- _PROBLEM DETAILS_:
Start at the line containing "Write a LaTeX", stop at the line containing "(droite) at (797,376);", and please reproduce every line in between, both ends included, without pictures.

- _PROVIDED DATA_:
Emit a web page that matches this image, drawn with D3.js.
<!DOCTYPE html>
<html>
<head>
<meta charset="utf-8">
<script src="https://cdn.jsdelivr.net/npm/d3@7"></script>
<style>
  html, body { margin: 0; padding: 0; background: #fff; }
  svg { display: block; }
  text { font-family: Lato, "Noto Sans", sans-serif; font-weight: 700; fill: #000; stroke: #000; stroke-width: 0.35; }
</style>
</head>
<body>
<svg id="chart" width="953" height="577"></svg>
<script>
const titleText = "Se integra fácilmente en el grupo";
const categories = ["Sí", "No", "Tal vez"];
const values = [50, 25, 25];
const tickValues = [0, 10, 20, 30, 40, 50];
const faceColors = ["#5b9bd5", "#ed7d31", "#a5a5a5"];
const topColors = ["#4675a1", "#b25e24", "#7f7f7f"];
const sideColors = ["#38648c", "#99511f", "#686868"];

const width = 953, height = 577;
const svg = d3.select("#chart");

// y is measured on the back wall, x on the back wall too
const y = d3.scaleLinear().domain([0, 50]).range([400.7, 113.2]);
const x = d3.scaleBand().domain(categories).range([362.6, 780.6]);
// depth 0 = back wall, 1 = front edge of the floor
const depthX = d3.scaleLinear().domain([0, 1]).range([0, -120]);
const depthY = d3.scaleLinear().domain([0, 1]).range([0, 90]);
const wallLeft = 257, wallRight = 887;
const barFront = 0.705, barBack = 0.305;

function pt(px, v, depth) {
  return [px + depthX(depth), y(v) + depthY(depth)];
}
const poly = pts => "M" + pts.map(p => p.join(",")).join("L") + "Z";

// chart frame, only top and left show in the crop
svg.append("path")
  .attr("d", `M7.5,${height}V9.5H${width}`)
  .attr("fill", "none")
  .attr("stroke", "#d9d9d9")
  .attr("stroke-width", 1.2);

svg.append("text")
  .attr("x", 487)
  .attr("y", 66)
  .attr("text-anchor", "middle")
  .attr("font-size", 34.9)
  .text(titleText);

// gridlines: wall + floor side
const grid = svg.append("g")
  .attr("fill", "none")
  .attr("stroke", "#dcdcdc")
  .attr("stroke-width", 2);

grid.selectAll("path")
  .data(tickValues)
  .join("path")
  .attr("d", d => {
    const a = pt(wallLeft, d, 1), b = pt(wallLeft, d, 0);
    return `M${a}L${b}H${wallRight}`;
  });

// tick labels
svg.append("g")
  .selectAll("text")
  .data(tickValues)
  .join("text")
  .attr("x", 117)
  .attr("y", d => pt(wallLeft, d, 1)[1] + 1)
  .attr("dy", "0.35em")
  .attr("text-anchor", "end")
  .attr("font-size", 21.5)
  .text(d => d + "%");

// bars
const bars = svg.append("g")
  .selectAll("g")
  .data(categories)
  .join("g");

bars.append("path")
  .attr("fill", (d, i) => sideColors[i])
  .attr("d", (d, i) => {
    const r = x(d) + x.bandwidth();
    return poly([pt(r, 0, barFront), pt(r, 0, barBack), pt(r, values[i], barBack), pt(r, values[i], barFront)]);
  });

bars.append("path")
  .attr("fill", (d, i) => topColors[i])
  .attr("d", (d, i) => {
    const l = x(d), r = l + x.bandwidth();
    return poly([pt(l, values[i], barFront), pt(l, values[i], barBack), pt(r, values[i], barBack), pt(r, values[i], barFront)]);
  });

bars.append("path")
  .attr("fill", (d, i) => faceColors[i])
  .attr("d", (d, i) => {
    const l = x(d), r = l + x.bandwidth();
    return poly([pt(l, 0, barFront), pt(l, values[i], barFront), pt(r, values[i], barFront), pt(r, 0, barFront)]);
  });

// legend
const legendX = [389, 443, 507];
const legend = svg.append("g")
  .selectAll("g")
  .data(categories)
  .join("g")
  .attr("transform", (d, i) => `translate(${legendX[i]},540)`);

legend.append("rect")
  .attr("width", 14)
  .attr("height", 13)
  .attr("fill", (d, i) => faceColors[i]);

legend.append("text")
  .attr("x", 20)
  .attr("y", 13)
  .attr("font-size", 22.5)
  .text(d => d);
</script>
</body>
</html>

---

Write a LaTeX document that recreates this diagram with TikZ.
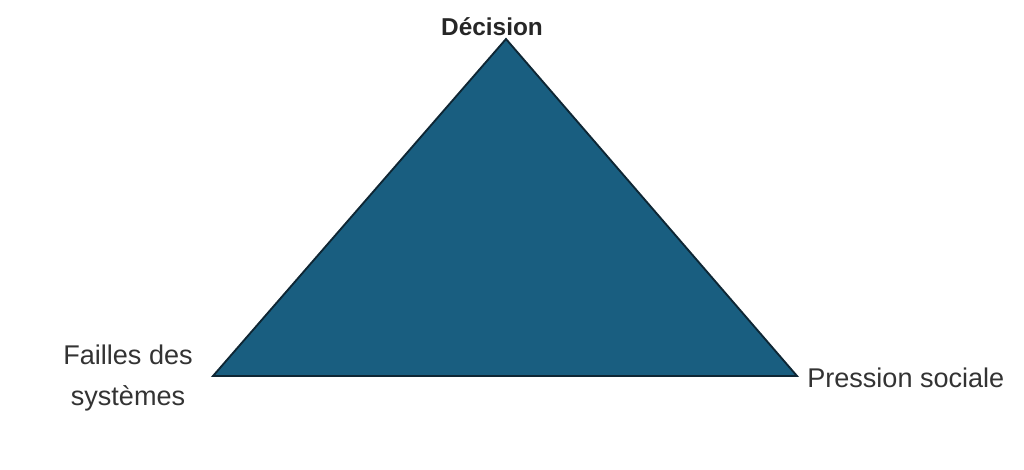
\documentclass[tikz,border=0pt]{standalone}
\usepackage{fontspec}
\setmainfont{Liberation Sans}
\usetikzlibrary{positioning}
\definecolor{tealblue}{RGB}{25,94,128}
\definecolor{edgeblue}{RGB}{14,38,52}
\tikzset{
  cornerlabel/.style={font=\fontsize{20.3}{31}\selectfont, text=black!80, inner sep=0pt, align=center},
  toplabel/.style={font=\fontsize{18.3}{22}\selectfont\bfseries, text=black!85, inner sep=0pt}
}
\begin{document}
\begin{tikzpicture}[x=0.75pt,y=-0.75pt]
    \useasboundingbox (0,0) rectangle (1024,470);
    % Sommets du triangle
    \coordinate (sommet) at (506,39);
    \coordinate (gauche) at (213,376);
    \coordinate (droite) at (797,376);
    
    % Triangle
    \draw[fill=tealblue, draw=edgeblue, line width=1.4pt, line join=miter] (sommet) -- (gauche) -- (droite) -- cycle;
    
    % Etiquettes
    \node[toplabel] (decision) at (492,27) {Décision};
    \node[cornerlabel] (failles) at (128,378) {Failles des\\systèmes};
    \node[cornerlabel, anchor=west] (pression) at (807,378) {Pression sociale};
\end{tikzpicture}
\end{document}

- _FULL SOLUTION_:
Write a LaTeX document that recreates this diagram with TikZ.
\documentclass[tikz,border=0pt]{standalone}
\usepackage{fontspec}
\setmainfont{Liberation Sans}
\usetikzlibrary{positioning}
\definecolor{tealblue}{RGB}{25,94,128}
\definecolor{edgeblue}{RGB}{14,38,52}
\tikzset{
  cornerlabel/.style={font=\fontsize{20.3}{31}\selectfont, text=black!80, inner sep=0pt, align=center},
  toplabel/.style={font=\fontsize{18.3}{22}\selectfont\bfseries, text=black!85, inner sep=0pt}
}
\begin{document}
\begin{tikzpicture}[x=0.75pt,y=-0.75pt]
    \useasboundingbox (0,0) rectangle (1024,470);
    % Sommets du triangle
    \coordinate (sommet) at (506,39);
    \coordinate (gauche) at (213,376);
    \coordinate (droite) at (797,376);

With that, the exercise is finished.